In April I had lunch with Gordon McGuinty — the man responsible for the proposal to develop the Adams Mine in Northern Ontario into a large-scale landfill for Toronto’s municipal waste, and other communities.
McGuinty has written a book about his 14-year odyssey in the realm of discards. Entitled Trashed: How Political Garbage Made the United States Canada’s Largest Dump, the book was co-authored by long-time assistant Elizabeth Fournier and has a forward by Paul Godfrey.
Elevation Press’s news release for Trashed describes the Adams Mine as “a world-class waste management project that would have provided millions of dollars in economic stimulus to the region, and helped to eliminate Ontario’s garbage disposal crisis… A botched billion-dollar contract, environmental terrorism and a tale of political cowardice…”
McGuinty says his project “survived fourteen years of environmental assessments, four provincial governments, five municipal elections and an international cross-border trucking dispute, only to be trashed by the stroke of the political pen of Premier Dalton McGuinty. The roles of Mike Harris, Bob Rae, Jack Layton and Mel Lastman are laid bare for all to read.”
The project was killed at the political level by Toronto in 2000, and what McGuinty says were personal political agendas in the Ontario government in 2004.
“History continues to show that today’s politicians are more concerned with getting re-elected than making the right decisions for the environment,” says McGuinty.
This fits with my observations. Whatever one thinks of the Adams Mine project, several things are indisputable (and disturbing).

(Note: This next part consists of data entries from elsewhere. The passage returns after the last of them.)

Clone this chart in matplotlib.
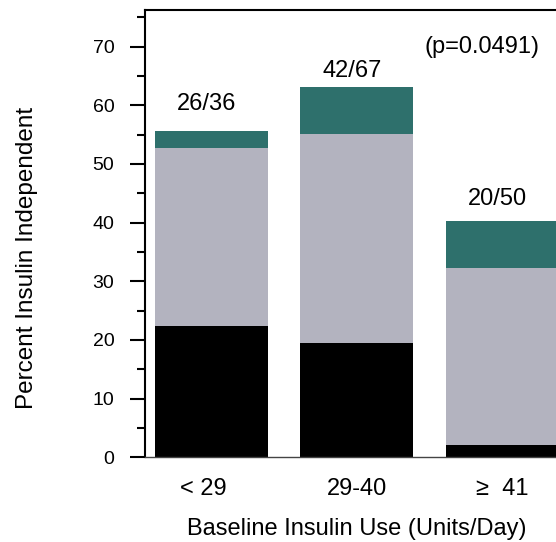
import matplotlib.pyplot as plt
from matplotlib.ticker import MultipleLocator
from matplotlib.transforms import ScaledTranslation

# Data
groups = ['< 29', '29-40', '\u2265  41']
black_part = [22.4, 19.5, 2.1]
gray_part = [30.4, 35.6, 30.2]
teal_part = [2.9, 8.0, 8.0]
counts = ['26/36', '42/67', '20/50']

plt.rcParams['font.family'] = ['Liberation Sans', 'DejaVu Sans']

fig = plt.figure(figsize=(5.56, 5.42), dpi=100)
# axes deliberately runs past the right edge of the figure, as in the reference
ax = fig.add_axes([145 / 556, (542 - 457.3) / 542, 444 / 556, (457.3 - 10) / 542])

x = range(len(groups))
w = 0.776
ax.bar(x, black_part, width=w, color='black')
ax.bar(x, gray_part, width=w, bottom=black_part, color='#b3b3bf')
tops_mid = [b + g for b, g in zip(black_part, gray_part)]
ax.bar(x, teal_part, width=w, bottom=tops_mid, color='#2e706c')

offsets = [4.5, 2.8, 3.8]
for i, lab in enumerate(counts):
    top = tops_mid[i] + teal_part[i]
    ax.text(i - 0.03, top + offsets[i], lab, ha='center', va='center', fontsize=17)

ax.text(1.862, 70, '(p=0.0491)', ha='center', va='center', fontsize=17)

ax.set_xlim(-0.457, 2.6)
ax.set_ylim(0, 76.25)
ax.yaxis.set_major_locator(MultipleLocator(10))
ax.yaxis.set_minor_locator(MultipleLocator(5))
ax.tick_params(axis='y', which='major', length=11, width=1.5, labelsize=14, pad=11, direction='out')
ax.tick_params(axis='y', which='minor', length=6, width=1.5)
ax.set_xticks(list(x))
ax.set_xticklabels(groups, fontsize=17)
ax.tick_params(axis='x', length=0, pad=15)
# first category label sits a little left of its bar in the original
ax.get_xticklabels()[0].set_transform(
    ax.get_xticklabels()[0].get_transform() + ScaledTranslation(-8 / 100, 0, fig.dpi_scale_trans))

ax.spines['left'].set_linewidth(1.5)
ax.spines['top'].set_linewidth(1.5)
ax.spines['right'].set_visible(False)
ax.spines['bottom'].set_color('#444444')
ax.spines['bottom'].set_linewidth(1)

fig.text(357 / 556, 1 - 529 / 542, 'Baseline Insulin Use (Units/Day)', ha='center', va='center', fontsize=17)
fig.text(27 / 556, 1 - 258 / 542, 'Percent Insulin Independent', ha='center', va='center',
         rotation=90, fontsize=17.5)

fig.savefig('out.png', dpi=100)
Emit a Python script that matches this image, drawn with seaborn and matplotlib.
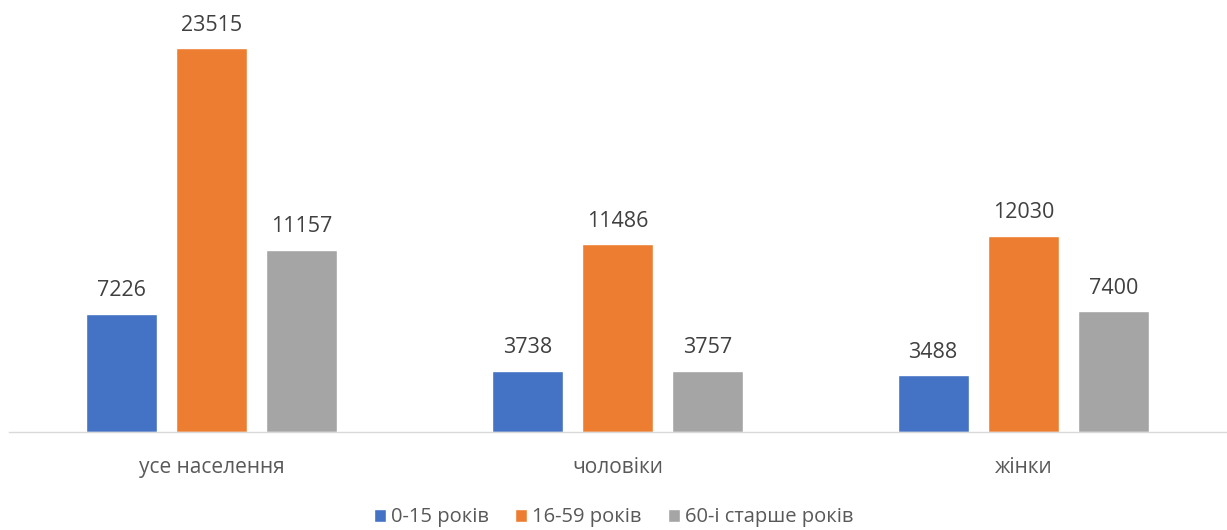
import pandas as pd
import matplotlib.pyplot as plt
import seaborn as sns

# population by age group
groups = ['усе населення', 'чоловіки', 'жінки']
ages = ['0-15 років', '16-59 років', '60-і старше років']
age_0_15 = [7226, 3738, 3488]
age_16_59 = [23515, 11486, 12030]
age_60 = [11157, 3757, 7400]
colors = ['#4472C4', '#ED7D31', '#A5A5A5']

df = pd.DataFrame({
    'group': groups * 3,
    'age': [ages[0]] * 3 + [ages[1]] * 3 + [ages[2]] * 3,
    'value': age_0_15 + age_16_59 + age_60,
})

sns.set_style('white')
plt.rcParams['font.family'] = ['Open Sans', 'DejaVu Sans']

fig = plt.figure(figsize=(12.27, 5.30), dpi=100)
ax = fig.add_axes([0.007, 0.185, 0.9925, 0.77])

sns.barplot(data=df, x='group', y='value', hue='age', order=groups, hue_order=ages,
            palette=colors, width=0.667, gap=0.21, saturation=1, ax=ax, legend=True)

for cont in ax.containers:
    ax.bar_label(cont, fmt='%d', padding=9, fontsize=15.5, color='#404040')

ax.set_xlim(-0.5, 2.5)
ax.set_ylim(0, 25000)
ax.set_xlabel('')
ax.set_ylabel('')
ax.set_yticks([])
ax.tick_params(axis='x', length=0, pad=18, labelsize=15, labelcolor='#595959')
for s in ['top', 'right', 'left']:
    ax.spines[s].set_visible(False)
ax.spines['bottom'].set_color('#D9D9D9')
ax.spines['bottom'].set_linewidth(1)

handles, labels = ax.get_legend_handles_labels()
ax.legend_.remove()
fig.legend(handles, labels, loc='center', bbox_to_anchor=(0.5, 0.024), ncol=3,
           frameon=False, fontsize=14.5, handlelength=0.6, handleheight=0.6,
           handletextpad=0.25, columnspacing=1.3, labelcolor='#595959')

fig.savefig('out.png', dpi=100)
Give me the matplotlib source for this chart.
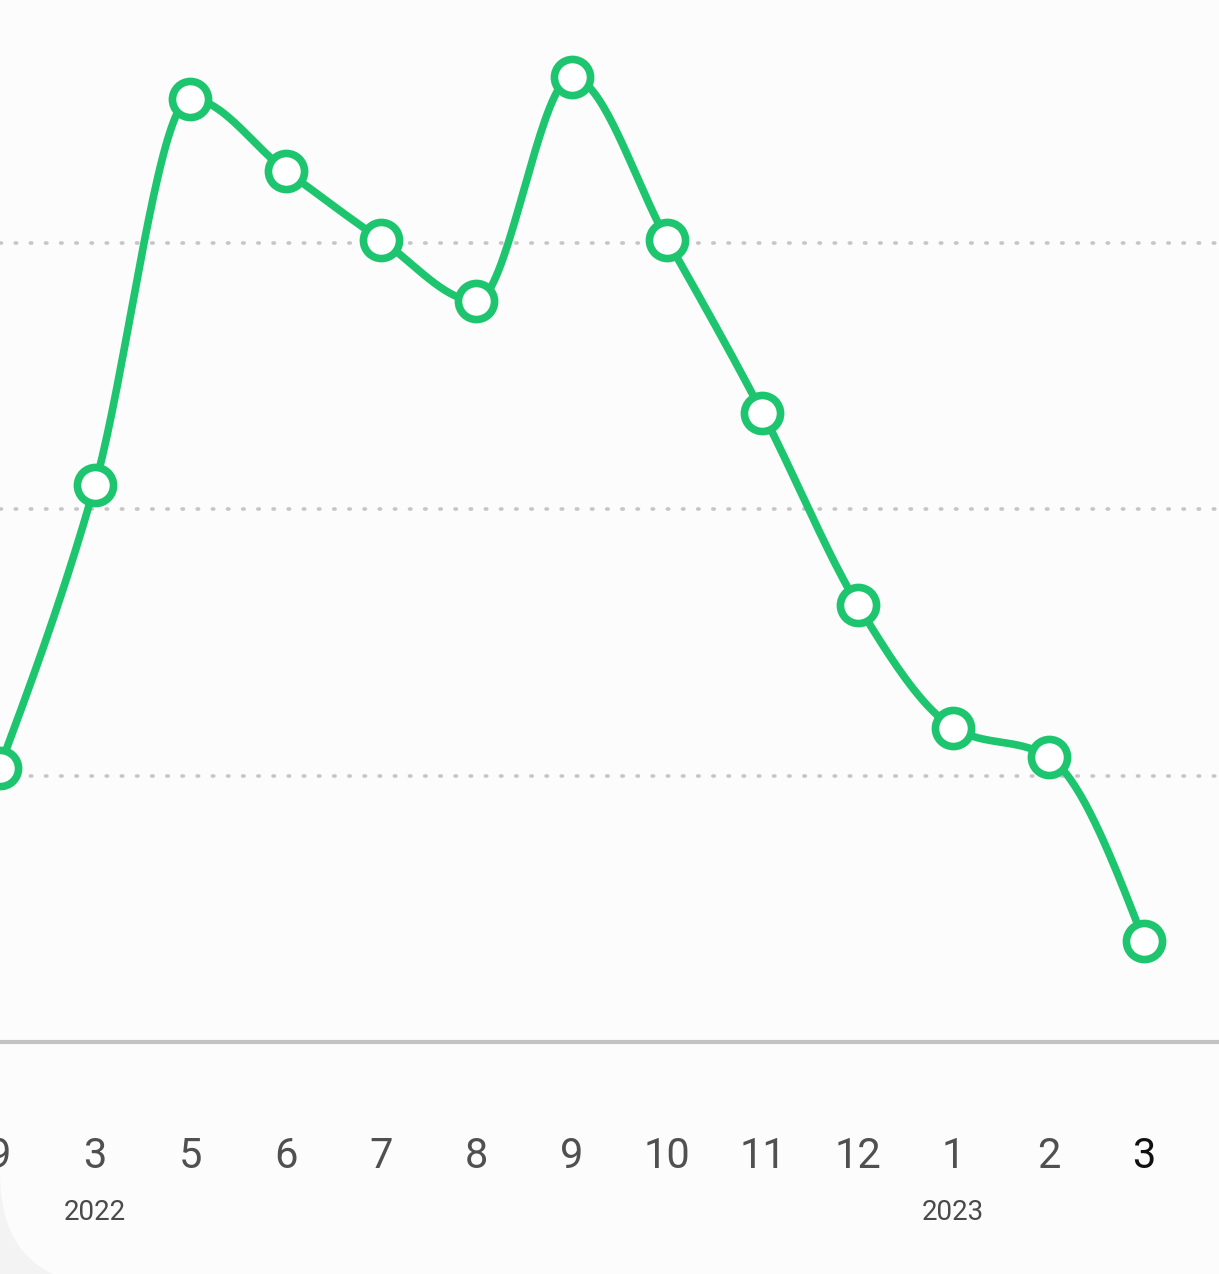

First, the project met all the criteria of the very challenging Environmental Assessment Act and had its Certificate of Approval. This is no mean feat. And the project had that rarest of things: a willing host community (Kirkland Lake). It’s reasonable to ask, What’s the point of getting an EA if politicians can cancel your project at the eleventh hour?
This question still haunts waste planning departments and discourages entrepreneurs and investors in the province.
Second is the way Ontario Premier Dalton McGuinty (second cousin to Gordon McGuinty, ironically) drove a stake through the heart of the Adams Mine, lest it ever attempt to rise from its crypt. The story is too complicated to tell here (you’ll have to buy the book) about how Toronto Mayor Mel Lastman — during a municipal election in 2000 — refused to negotiate the final elements of a deal that would have seen the Adams Mine move ahead. It’s clearly an account of politicians caving to intimidation during a dicey election. But the consortium — C of A in hand — carried along as a private proposal. In 2004 the McGuinty Liberals passed the churlishly named Adams Mine Lake Act, which uses clever language to essentially prohibit worked-out quarries ever becoming landfills (despite the fact that these are often the most suitable spots). The Act defines a lake as “a body of surface water that results from human activities and directly influences or is directly influenced by ground water.”
The net (absurd) effect of this is to deem man-made holes in the ground unsuitable for waste disposal just because they’re partly filled with rain water, or perhaps some inward flowing groundwater.
The legislation continues to have a pernicious effect. This spring, Site 41 — a proposed landfill in Simcoe County that was in the works for decades and had an EA and C of A — was canceled by politicians. I happen to think that in this case the location may not have been good but, again, one has to wonder what’s the point of EA when this happens. Ray Millar, Chair of the Site 41 Community Monitoring Committee, wrote a letter to the current environment minister that underlines the effect of the legislation: “Not unlike the Adams Mine, absent extensive dewatering, the excavation required for cell development at Site 41, will certainly result in the creation of a ‘body of surface water.’ Given the acceptance of this definition, the provincial government has already made the policy decision that prevents the development of Site 41 as a landfill. Again, as was the case with the Adams Mine proposal, the policy decision is separate and distinct from the technical debate with respect to site safety, engineering or environmental safeguards.”
At the opposite end of the spectrum, there are those who would prefer we have little or no need for disposal at all, if the goals of Zero Waste could be achieved (even if imperfectly). An important step in this direction is ending the municipal taxpayer subsidy to the management of packaging and end-of-life products via extended producer responsibility (EPR). Ontario Environment Minister Gerretsen and his staff spent months preparing a revised Waste Diversion Act that would have achieved something like EPR in the province; it was due for First Reading in the legislature in June, but was postponed indefinitely due to pressure from regulated industry, whose costs would (of course) increase. So even the best waste diversion plans, sadly, are affected by the politics of garbage.